Nestes dias aconteceram coisas que me fizeram parar para pensar e perceber que, mais uma vez, tenho estado a abordar a tal linha amarela da prudência, que é suposto não ser passada, mas que eu vou colocando cada vez mais à frente, cada vez que a passo um bocadinho para ir espreitar o que há para lá da linha, que demarca a fronteira entre a parte do caminho que já explorei e conheço, e a parte que ainda não visitei.

Nestes dias senti, e foi-me dado a sentir, que é hora de aliviar a distância dos infernos e voltar mais para trás para digerir o que me foi ensinado. Esse caminho permite-me, cada vez que o faço, desfazer e pensar de novo a equação, e simplificá-la tirando-lhe termos redundantes; é como que uma piscina de águas turvas onde mergulho ciclicamente para voltar a emergir lavado de muitas coisas que me toldavam o cérebro; mas sempre mudado, preparado para voltar a seguir outros caminhos que, mais cedo ou mais tarde, me poderão trazer de novo à piscina para mais uma lavagem nas águas infernais.

Nestes dias tornou-se evidente que esta zona da linha amarela tem efeitos negativos e me está a impedir de desfrutar de forma plena das coisas boas e de uma pessoa bela que estes tempos me têm dado a conhecer. Eu gosto dela. Desejo-a. E sinto um prazer transcendente quando estou com ela. Mas, em certo momento, não aparento viver esse prazer de forma absoluta e entregue.

Parece ser insegurança; será. Resulta, digo eu agora, do tal caminho que tenho percorrido, que tem sido interessante e didáctico mas que me poderá ter corroído por dentro. É a hora de parar e dar passos atrás, agora tenho a certeza.

Eu sei que vou voltar ali um dia. Aquela linha amarela ainda pode avançar um bocado, e eu quero saber o que se esconde atrás. Mas porque o cérebro transpira quando nos mexemos, como dizia um senhor da “Liga dos últimos”, por agora vou deixar a linha amarela onde está e vou dar uma volta de bicicleta.

domingo, 6 de julho de 2008

Fidelidades

A senhora L. e o senhor T. viviam juntos há já vários anos, nunca se tinham casado mas viviam maritalmente. Não sabemos se alguma vez tinham assumido algum tipo de compromisso de fidelidade, verbal ou tácito, mas o senhor T., com o passar do tempo, habituou-se a uma certa ideia de fidelidade comprometida. Ele não tinha por hábito procurar ninguém, e, tanto quanto sabia, a senhora L. também não o fazia, e como sempre se deram bem, digamos que podemos admitir que fosse uma ideia partilhada por ambos.
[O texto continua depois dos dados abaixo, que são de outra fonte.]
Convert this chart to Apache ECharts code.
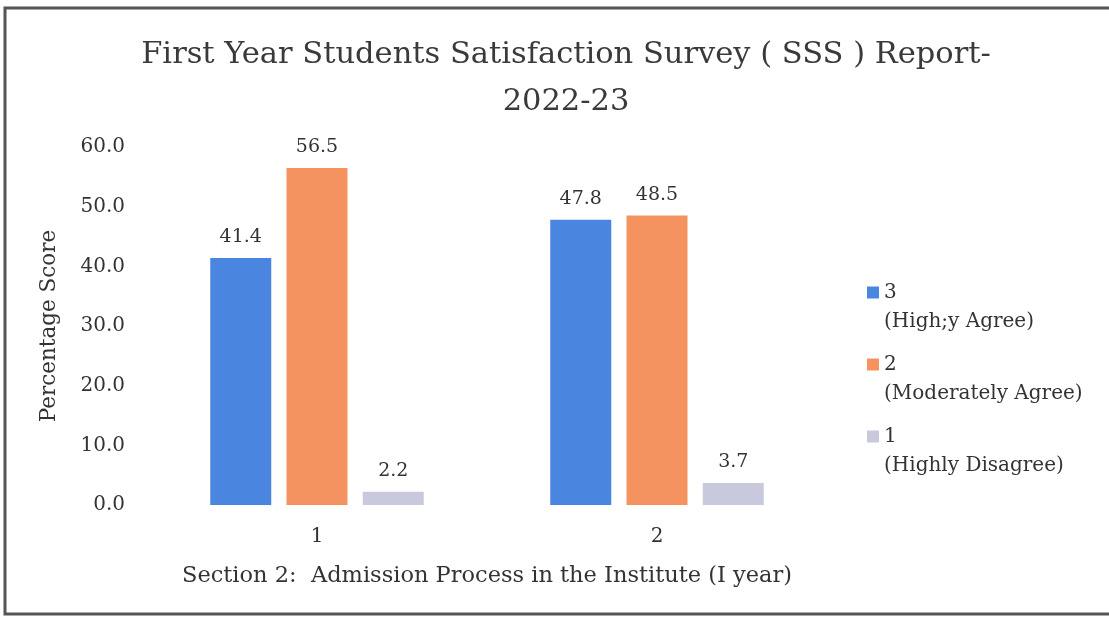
<!DOCTYPE html>
<html>
    <head>
        <meta charset="utf-8">
        <script src="https://cdn.jsdelivr.net/npm/echarts@6/dist/echarts.min.js"></script>
    </head>
    <body>
        <style>
            html, body {
                margin: 0;
                padding: 0;
                background: #fff;
            }
            #main {
                width: 1109px;
                height: 622px;
            }
        </style>
        <div id="main"></div>
        <script>
            // values
            var categories = ['1', '2'];
            var seriesNames = ['3', '2', '1'];
            var seriesNotes = ['(High;y Agree)', '(Moderately Agree)', '(Highly Disagree)'];
            var highlyAgree = [41.4, 47.8];
            var moderatelyAgree = [56.5, 48.5];
            var highlyDisagree = [2.2, 3.7];
            var yTicks = [0, 10, 20, 30, 40, 50, 60];

            var colors = ['#4a86df', '#f4935f', '#c9c9de'];
            var font = '"DejaVu Serif", serif';

            var chart = echarts.init(document.getElementById('main'));

            var seriesData = [highlyAgree, moderatelyAgree, highlyDisagree];
            var series = seriesData.map(function (d, i) {
                return {
                    name: seriesNames[i],
                    type: 'bar',
                    data: d,
                    barWidth: 61,
                    barGap: '25%',
                    itemStyle: { color: colors[i] },
                    label: {
                        show: true,
                        position: 'top',
                        distance: 11,
                        color: '#333',
                        fontFamily: font,
                        fontSize: 19,
                        formatter: function (p) { return p.value.toFixed(1); }
                    }
                };
            });

            chart.setOption({
                animation: false,
                color: colors,
                title: {
                    text: 'First Year Students Satisfaction Survey ( SSS ) Report-\n2022-23',
                    left: 561,
                    textAlign: 'center',
                    top: 27,
                    textStyle: {
                        fontFamily: font,
                        fontSize: 30.5,
                        fontWeight: 'normal',
                        color: '#3a3a3a',
                        lineHeight: 47
                    }
                },
                legend: {
                    orient: 'vertical',
                    left: 862,
                    top: 244,
                    itemWidth: 12,
                    itemHeight: 12,
                    itemGap: -15,
                    icon: 'rect',
                    data: seriesNames,
                    // leading blank line keeps the icon level with the first text line
                    formatter: function (name) {
                        return '\n' + name + '\n' + seriesNotes[seriesNames.indexOf(name)];
                    },
                    textStyle: {
                        fontFamily: font,
                        fontSize: 20,
                        color: '#333',
                        lineHeight: 29
                    }
                },
                grid: {
                    left: 147,
                    right: 282,
                    top: 147,
                    bottom: 117
                },
                xAxis: {
                    type: 'category',
                    data: categories,
                    name: 'Section 2:  Admission Process in the Institute (I year)',
                    nameLocation: 'middle',
                    nameGap: 60,
                    nameTextStyle: {
                        fontFamily: font,
                        fontSize: 22.5,
                        color: '#333'
                    },
                    axisLine: { show: false },
                    axisTick: { show: false },
                    axisLabel: {
                        margin: 22,
                        fontFamily: font,
                        fontSize: 20,
                        color: '#333'
                    }
                },
                yAxis: {
                    type: 'value',
                    min: yTicks[0],
                    max: yTicks[yTicks.length - 1],
                    interval: 10,
                    name: 'Percentage Score',
                    nameLocation: 'middle',
                    nameGap: 87,
                    nameTextStyle: {
                        fontFamily: font,
                        fontSize: 21.5,
                        color: '#333'
                    },
                    splitLine: { show: false },
                    axisLine: { show: false },
                    axisTick: { show: false },
                    axisLabel: {
                        margin: 22,
                        fontFamily: font,
                        fontSize: 20,
                        color: '#333',
                        formatter: function (v) { return v.toFixed(1); }
                    }
                },
                graphic: [{
                    type: 'rect',
                    shape: { x: 5, y: 8, width: 1120, height: 606 },
                    style: { fill: null, stroke: '#555', lineWidth: 3 },
                    silent: true
                }],
                series: series
            });
        </script>
    </body>
</html>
Foi com espanto e consternação que um dia chegou a casa e encontrou a mulher enrolada na cama com uma amiga do casal, uma pessoa intima lá da casa, que o senhor T. nunca tinha suposto, nem nunca lhe tinha passado pela cabeça tal coisa, que pudesse ser amante da mulher.

Perdeu a cabeça. Gritou, berrou, praguejou, bateu nas portas e nas paredes, partiu uma mesa na sala, pôs a amiga da mulher fora de casa. O seu espírito consternado viu a sua vida a desmoronar-se, os pressupostos da sua vida de casado postos em causa de repente.

Foi a custo que a senhora L. conseguiu que ele se acalmasse um pouco, o suficiente para poderem falar.

- Eu não esperava… - Dizia o senhor T., desesperado e lívido.

- O que é que tu não esperavas? – Perguntou ela.

- Uma coisa destas! Uma traição destas! Achas normal um homem chegar a casa e encontrar a mulher na cama com outra pessoa? Ainda por cima uma mulher? Se já não gostas de mim ou não queres estar comigo, podias ter dito. Não precisava de passar por esta humilhação!

- Tu não estás a ver bem as coisas. – disse a senhora T. – Quem te disse que não gosto de ti ou que não quero estar contigo? Claro que gosto e quero!

- Gostas o quê! – gritava o senhor T., perdido de todo – Gostas o quê?! Como podes dizer que gostas e queres se eu te vejo na cama com outra!

A senhora L. exasperou-se com a situação.

- Olha lá meu idiota… se eu digo que gosto é porque gosto. Acreditas mais no que vês ou naquilo que eu te digo?